◆ Exercise material
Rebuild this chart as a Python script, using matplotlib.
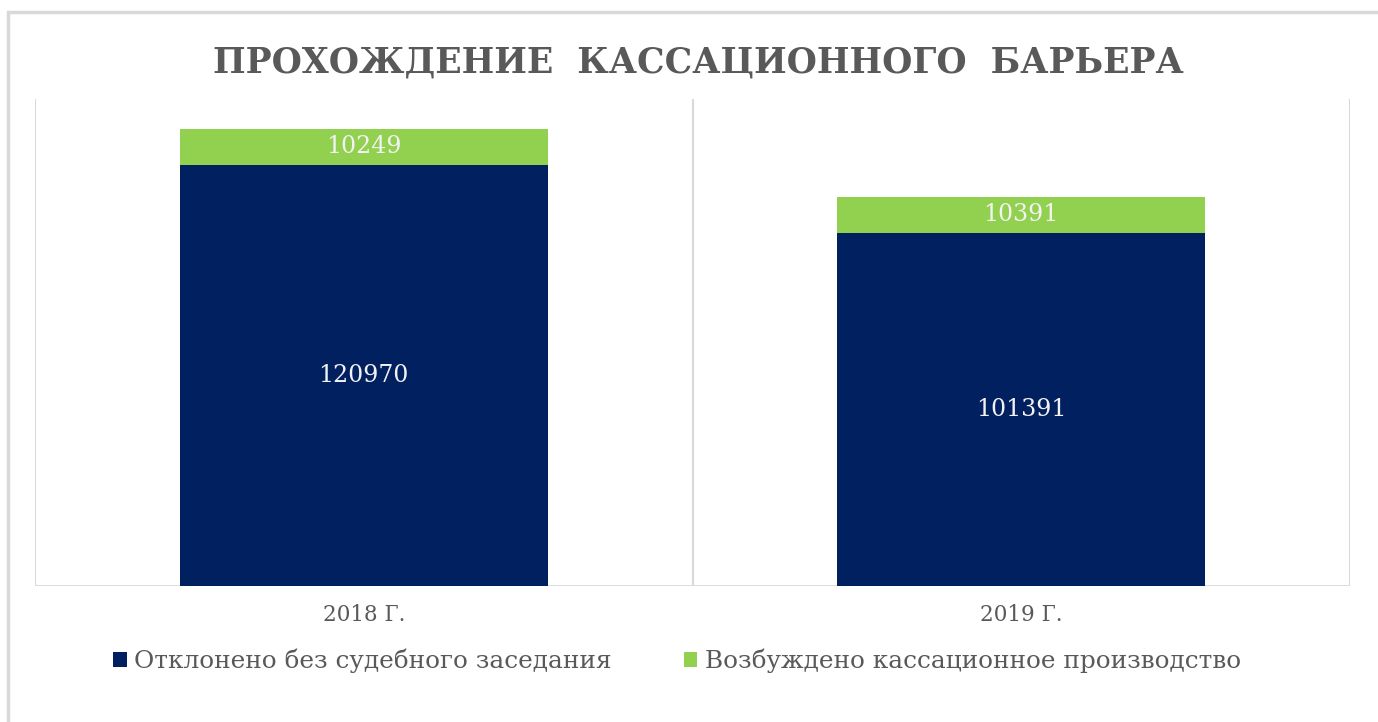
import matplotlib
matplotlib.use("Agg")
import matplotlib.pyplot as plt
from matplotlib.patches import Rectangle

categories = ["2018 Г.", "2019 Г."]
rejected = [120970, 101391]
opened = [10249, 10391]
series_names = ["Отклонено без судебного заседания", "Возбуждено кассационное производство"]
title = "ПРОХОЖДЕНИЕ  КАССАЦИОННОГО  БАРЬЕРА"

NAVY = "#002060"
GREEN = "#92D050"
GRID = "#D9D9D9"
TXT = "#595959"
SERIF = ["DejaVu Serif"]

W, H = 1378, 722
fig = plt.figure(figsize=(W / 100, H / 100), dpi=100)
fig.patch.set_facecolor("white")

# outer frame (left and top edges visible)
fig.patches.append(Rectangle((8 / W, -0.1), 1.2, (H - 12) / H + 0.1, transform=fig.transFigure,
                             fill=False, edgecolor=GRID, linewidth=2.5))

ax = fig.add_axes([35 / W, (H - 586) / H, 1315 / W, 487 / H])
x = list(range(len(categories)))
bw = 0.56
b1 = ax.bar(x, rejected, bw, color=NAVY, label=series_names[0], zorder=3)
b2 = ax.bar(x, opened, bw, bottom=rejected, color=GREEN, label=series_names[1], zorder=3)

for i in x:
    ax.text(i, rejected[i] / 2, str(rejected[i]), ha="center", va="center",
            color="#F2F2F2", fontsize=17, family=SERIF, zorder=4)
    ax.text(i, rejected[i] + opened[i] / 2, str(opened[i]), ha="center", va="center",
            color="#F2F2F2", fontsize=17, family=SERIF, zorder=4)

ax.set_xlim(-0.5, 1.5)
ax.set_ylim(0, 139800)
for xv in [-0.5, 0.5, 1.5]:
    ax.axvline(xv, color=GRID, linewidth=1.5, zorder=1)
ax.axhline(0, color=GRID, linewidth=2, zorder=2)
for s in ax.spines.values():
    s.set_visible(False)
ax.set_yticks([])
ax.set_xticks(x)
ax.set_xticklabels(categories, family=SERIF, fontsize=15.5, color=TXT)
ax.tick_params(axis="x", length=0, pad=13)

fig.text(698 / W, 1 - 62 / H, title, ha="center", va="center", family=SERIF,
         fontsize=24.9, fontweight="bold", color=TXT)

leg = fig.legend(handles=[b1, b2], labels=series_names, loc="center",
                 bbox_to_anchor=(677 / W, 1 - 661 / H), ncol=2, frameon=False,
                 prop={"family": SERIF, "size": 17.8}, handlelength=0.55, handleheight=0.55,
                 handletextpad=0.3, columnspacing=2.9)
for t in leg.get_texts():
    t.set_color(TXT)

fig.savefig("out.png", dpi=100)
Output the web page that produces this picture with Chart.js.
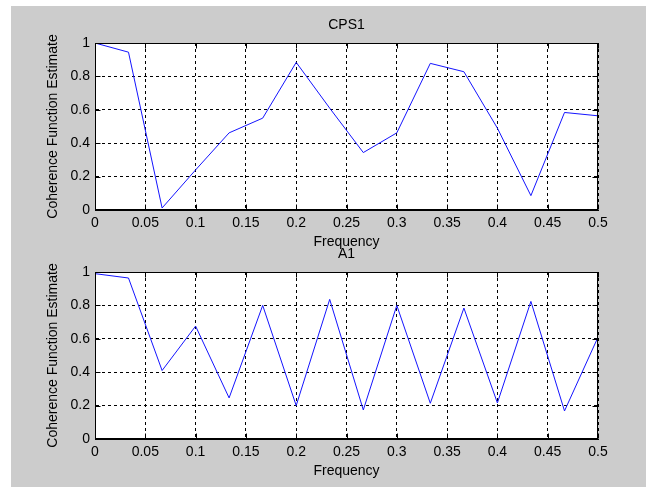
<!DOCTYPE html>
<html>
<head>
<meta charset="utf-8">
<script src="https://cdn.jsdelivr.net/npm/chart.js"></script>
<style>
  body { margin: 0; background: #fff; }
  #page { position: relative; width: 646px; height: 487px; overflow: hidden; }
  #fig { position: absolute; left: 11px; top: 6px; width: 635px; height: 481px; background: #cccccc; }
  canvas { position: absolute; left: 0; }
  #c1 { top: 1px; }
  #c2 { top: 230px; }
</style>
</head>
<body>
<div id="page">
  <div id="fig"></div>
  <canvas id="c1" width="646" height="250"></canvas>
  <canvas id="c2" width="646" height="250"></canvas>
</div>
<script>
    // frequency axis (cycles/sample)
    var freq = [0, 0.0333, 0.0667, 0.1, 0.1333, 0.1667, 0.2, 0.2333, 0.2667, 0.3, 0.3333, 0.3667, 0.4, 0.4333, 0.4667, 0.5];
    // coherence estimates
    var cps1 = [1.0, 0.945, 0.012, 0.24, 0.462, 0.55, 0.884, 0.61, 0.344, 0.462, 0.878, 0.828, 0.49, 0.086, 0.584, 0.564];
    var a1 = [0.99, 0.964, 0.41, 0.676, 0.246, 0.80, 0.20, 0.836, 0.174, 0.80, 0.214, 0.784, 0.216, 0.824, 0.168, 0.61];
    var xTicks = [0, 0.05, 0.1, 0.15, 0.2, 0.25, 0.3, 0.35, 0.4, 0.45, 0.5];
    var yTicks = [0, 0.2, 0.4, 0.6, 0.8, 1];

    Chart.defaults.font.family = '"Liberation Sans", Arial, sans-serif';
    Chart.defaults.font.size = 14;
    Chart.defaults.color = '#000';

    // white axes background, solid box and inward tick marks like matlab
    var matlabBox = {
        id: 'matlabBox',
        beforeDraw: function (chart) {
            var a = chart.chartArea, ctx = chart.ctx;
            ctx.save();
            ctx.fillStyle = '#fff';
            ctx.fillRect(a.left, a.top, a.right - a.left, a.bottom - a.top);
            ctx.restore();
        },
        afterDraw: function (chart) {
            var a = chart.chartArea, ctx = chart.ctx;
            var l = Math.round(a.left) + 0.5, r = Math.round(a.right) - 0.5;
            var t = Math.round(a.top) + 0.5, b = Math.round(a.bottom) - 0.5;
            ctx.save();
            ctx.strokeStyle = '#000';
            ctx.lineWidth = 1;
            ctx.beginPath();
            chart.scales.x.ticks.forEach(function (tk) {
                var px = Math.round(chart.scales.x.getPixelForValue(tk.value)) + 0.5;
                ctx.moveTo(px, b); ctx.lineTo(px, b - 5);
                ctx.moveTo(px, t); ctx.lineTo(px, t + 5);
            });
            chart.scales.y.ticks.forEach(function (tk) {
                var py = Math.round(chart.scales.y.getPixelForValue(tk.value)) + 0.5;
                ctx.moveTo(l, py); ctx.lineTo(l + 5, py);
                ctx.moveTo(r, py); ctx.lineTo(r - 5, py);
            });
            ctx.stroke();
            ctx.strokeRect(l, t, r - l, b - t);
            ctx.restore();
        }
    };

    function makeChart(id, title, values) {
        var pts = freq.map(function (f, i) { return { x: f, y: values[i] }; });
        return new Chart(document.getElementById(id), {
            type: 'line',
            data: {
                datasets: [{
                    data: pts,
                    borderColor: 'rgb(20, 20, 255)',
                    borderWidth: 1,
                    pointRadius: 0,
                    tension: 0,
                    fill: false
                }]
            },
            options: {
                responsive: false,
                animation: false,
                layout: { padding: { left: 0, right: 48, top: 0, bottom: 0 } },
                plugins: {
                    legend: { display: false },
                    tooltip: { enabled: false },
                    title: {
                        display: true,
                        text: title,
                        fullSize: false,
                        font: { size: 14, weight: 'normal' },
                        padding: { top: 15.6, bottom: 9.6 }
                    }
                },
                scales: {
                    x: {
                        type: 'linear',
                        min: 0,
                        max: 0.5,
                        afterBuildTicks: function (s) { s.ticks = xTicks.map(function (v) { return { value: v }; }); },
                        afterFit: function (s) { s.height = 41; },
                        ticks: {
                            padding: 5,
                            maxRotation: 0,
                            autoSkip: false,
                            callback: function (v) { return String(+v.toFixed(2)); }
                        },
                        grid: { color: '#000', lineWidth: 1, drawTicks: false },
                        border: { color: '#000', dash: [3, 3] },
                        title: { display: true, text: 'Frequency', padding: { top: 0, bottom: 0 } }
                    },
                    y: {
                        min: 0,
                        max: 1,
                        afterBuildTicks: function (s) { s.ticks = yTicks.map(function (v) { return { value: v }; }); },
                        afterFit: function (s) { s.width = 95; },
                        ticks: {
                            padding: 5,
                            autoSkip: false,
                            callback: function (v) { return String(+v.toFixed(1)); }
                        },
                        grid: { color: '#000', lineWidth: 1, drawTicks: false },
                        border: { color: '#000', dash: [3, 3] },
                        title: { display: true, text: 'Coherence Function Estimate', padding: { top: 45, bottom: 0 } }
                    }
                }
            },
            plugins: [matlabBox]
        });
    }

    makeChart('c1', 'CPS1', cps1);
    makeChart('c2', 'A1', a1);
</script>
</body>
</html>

◆ Problem requirements
Using the data above, extract exactly the lines from the one containing "Output the web" through the one containing "Chart.defaults.color = '#000';". Pictures are left out.

◆ Output for this exercise
Output the web page that produces this picture with Chart.js.
<!DOCTYPE html>
<html>
<head>
<meta charset="utf-8">
<script src="https://cdn.jsdelivr.net/npm/chart.js"></script>
<style>
  body { margin: 0; background: #fff; }
  #page { position: relative; width: 646px; height: 487px; overflow: hidden; }
  #fig { position: absolute; left: 11px; top: 6px; width: 635px; height: 481px; background: #cccccc; }
  canvas { position: absolute; left: 0; }
  #c1 { top: 1px; }
  #c2 { top: 230px; }
</style>
</head>
<body>
<div id="page">
  <div id="fig"></div>
  <canvas id="c1" width="646" height="250"></canvas>
  <canvas id="c2" width="646" height="250"></canvas>
</div>
<script>
    // frequency axis (cycles/sample)
    var freq = [0, 0.0333, 0.0667, 0.1, 0.1333, 0.1667, 0.2, 0.2333, 0.2667, 0.3, 0.3333, 0.3667, 0.4, 0.4333, 0.4667, 0.5];
    // coherence estimates
    var cps1 = [1.0, 0.945, 0.012, 0.24, 0.462, 0.55, 0.884, 0.61, 0.344, 0.462, 0.878, 0.828, 0.49, 0.086, 0.584, 0.564];
    var a1 = [0.99, 0.964, 0.41, 0.676, 0.246, 0.80, 0.20, 0.836, 0.174, 0.80, 0.214, 0.784, 0.216, 0.824, 0.168, 0.61];
    var xTicks = [0, 0.05, 0.1, 0.15, 0.2, 0.25, 0.3, 0.35, 0.4, 0.45, 0.5];
    var yTicks = [0, 0.2, 0.4, 0.6, 0.8, 1];

    Chart.defaults.font.family = '"Liberation Sans", Arial, sans-serif';
    Chart.defaults.font.size = 14;
    Chart.defaults.color = '#000';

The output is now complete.